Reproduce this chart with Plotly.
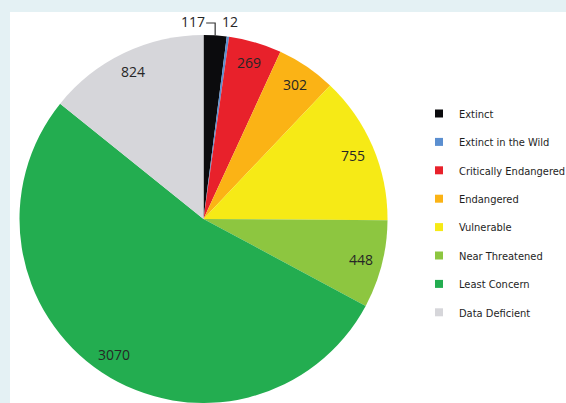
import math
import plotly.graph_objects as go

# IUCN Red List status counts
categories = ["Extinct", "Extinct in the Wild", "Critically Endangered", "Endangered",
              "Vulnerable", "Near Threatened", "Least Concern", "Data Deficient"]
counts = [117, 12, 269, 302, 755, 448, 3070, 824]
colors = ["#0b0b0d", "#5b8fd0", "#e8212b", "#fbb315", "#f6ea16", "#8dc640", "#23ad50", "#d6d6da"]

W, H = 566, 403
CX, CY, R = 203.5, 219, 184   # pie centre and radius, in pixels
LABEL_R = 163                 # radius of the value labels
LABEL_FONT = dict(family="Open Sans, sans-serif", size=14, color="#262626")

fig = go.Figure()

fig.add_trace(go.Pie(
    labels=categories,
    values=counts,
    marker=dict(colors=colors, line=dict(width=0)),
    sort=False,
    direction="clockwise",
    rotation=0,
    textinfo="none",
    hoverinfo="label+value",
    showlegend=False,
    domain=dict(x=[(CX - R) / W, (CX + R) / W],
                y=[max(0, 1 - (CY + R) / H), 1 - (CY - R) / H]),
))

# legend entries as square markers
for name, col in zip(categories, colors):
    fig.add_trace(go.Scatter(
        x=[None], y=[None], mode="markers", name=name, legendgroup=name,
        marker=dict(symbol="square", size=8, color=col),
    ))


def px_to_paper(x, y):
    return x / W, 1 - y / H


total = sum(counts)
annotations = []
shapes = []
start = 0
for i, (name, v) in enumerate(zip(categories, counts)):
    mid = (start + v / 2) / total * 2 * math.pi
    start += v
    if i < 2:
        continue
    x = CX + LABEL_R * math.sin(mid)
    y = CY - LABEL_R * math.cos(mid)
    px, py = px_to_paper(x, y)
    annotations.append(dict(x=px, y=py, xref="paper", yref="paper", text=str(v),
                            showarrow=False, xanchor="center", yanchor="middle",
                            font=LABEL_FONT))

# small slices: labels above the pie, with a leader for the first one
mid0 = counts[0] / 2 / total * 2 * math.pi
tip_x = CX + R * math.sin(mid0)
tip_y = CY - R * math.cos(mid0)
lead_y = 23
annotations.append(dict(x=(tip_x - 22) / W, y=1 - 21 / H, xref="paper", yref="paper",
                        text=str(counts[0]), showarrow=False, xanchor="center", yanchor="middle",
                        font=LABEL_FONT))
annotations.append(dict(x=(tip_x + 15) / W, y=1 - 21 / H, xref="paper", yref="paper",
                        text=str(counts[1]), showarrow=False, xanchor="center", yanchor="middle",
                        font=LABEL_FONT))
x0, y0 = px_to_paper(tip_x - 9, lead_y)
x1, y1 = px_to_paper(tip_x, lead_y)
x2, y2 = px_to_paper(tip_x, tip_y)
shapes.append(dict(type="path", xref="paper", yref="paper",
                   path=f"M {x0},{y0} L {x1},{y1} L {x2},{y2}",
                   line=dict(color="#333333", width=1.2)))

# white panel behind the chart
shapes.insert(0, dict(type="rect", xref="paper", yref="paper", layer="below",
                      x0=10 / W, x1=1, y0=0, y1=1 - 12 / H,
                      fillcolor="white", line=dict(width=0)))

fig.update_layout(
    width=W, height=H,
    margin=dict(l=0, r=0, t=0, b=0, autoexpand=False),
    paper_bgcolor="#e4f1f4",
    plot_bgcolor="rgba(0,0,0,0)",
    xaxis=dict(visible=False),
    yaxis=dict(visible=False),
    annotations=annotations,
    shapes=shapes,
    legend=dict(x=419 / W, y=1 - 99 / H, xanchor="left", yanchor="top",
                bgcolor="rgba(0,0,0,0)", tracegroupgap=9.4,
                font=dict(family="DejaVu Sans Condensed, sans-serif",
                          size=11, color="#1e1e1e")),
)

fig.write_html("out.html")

**Written request:** Copy every single line of the material above that holds "chart".

**Answer below:**
Reproduce this chart with Plotly.
# white panel behind the chart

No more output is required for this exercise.